======== Records supplied ========
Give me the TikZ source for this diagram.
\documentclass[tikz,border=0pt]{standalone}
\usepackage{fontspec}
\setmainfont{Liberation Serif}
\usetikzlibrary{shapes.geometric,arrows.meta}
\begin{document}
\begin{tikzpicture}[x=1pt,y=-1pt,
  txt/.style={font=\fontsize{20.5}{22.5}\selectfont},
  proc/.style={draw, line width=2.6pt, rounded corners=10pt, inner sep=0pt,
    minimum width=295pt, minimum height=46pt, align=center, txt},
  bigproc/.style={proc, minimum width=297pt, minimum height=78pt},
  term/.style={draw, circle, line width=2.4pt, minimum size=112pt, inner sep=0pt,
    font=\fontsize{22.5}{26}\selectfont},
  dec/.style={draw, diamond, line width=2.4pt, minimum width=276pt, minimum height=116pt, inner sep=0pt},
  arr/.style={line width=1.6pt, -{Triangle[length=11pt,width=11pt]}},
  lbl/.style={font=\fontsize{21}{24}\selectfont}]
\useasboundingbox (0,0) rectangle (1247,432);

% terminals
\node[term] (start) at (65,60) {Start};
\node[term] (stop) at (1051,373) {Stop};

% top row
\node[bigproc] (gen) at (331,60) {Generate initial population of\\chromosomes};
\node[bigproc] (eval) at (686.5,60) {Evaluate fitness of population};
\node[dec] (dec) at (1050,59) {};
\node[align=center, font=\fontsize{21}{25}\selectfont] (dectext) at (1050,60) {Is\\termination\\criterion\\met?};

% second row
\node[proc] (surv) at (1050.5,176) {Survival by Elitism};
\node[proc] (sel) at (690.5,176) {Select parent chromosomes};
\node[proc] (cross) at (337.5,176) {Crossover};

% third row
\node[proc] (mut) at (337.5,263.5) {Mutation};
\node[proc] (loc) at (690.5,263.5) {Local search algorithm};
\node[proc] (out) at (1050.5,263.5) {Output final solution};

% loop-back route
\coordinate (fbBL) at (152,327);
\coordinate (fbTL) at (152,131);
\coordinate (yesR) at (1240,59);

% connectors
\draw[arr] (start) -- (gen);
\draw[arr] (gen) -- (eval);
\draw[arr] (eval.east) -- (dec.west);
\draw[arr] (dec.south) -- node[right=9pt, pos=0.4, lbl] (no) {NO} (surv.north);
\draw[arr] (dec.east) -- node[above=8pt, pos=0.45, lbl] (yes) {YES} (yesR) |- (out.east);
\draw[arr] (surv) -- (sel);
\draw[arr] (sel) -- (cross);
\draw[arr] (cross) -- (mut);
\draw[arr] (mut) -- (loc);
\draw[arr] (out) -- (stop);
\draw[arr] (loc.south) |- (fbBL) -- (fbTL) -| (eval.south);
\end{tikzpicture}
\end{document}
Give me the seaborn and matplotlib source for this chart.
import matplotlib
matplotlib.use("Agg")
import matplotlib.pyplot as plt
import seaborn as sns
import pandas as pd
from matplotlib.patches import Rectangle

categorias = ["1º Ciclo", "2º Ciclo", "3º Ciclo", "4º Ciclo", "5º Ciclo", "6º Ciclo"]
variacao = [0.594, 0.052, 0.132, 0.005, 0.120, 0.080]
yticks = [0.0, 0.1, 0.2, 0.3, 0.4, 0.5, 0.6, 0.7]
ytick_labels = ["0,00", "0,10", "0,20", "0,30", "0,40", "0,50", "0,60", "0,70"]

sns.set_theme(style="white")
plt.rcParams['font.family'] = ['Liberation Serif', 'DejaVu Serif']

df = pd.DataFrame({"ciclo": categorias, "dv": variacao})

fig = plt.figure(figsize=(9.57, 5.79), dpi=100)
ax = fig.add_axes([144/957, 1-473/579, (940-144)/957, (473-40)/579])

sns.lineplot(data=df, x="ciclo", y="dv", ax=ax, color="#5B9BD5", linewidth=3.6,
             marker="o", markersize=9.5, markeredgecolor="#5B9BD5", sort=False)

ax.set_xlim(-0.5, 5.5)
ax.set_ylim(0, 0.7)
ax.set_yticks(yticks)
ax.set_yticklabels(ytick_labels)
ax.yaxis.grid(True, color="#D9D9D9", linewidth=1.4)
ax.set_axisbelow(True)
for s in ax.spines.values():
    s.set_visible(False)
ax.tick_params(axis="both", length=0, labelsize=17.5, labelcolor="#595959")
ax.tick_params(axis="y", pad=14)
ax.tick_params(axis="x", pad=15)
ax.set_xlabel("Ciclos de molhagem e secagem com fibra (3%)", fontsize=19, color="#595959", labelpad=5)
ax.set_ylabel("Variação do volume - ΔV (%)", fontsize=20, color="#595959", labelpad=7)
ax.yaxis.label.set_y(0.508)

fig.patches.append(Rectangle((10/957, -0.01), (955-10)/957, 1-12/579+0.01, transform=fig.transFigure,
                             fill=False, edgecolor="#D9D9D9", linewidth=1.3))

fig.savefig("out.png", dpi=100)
========
### Task prompt
Starting with the first line of the data above, copy each line exactly until you reach the line with "(yesR) at (1240,59);"; include that line as well.

### The output
Give me the TikZ source for this diagram.
\documentclass[tikz,border=0pt]{standalone}
\usepackage{fontspec}
\setmainfont{Liberation Serif}
\usetikzlibrary{shapes.geometric,arrows.meta}
\begin{document}
\begin{tikzpicture}[x=1pt,y=-1pt,
  txt/.style={font=\fontsize{20.5}{22.5}\selectfont},
  proc/.style={draw, line width=2.6pt, rounded corners=10pt, inner sep=0pt,
    minimum width=295pt, minimum height=46pt, align=center, txt},
  bigproc/.style={proc, minimum width=297pt, minimum height=78pt},
  term/.style={draw, circle, line width=2.4pt, minimum size=112pt, inner sep=0pt,
    font=\fontsize{22.5}{26}\selectfont},
  dec/.style={draw, diamond, line width=2.4pt, minimum width=276pt, minimum height=116pt, inner sep=0pt},
  arr/.style={line width=1.6pt, -{Triangle[length=11pt,width=11pt]}},
  lbl/.style={font=\fontsize{21}{24}\selectfont}]
\useasboundingbox (0,0) rectangle (1247,432);

% terminals
\node[term] (start) at (65,60) {Start};
\node[term] (stop) at (1051,373) {Stop};

% top row
\node[bigproc] (gen) at (331,60) {Generate initial population of\\chromosomes};
\node[bigproc] (eval) at (686.5,60) {Evaluate fitness of population};
\node[dec] (dec) at (1050,59) {};
\node[align=center, font=\fontsize{21}{25}\selectfont] (dectext) at (1050,60) {Is\\termination\\criterion\\met?};

% second row
\node[proc] (surv) at (1050.5,176) {Survival by Elitism};
\node[proc] (sel) at (690.5,176) {Select parent chromosomes};
\node[proc] (cross) at (337.5,176) {Crossover};

% third row
\node[proc] (mut) at (337.5,263.5) {Mutation};
\node[proc] (loc) at (690.5,263.5) {Local search algorithm};
\node[proc] (out) at (1050.5,263.5) {Output final solution};

% loop-back route
\coordinate (fbBL) at (152,327);
\coordinate (fbTL) at (152,131);
\coordinate (yesR) at (1240,59);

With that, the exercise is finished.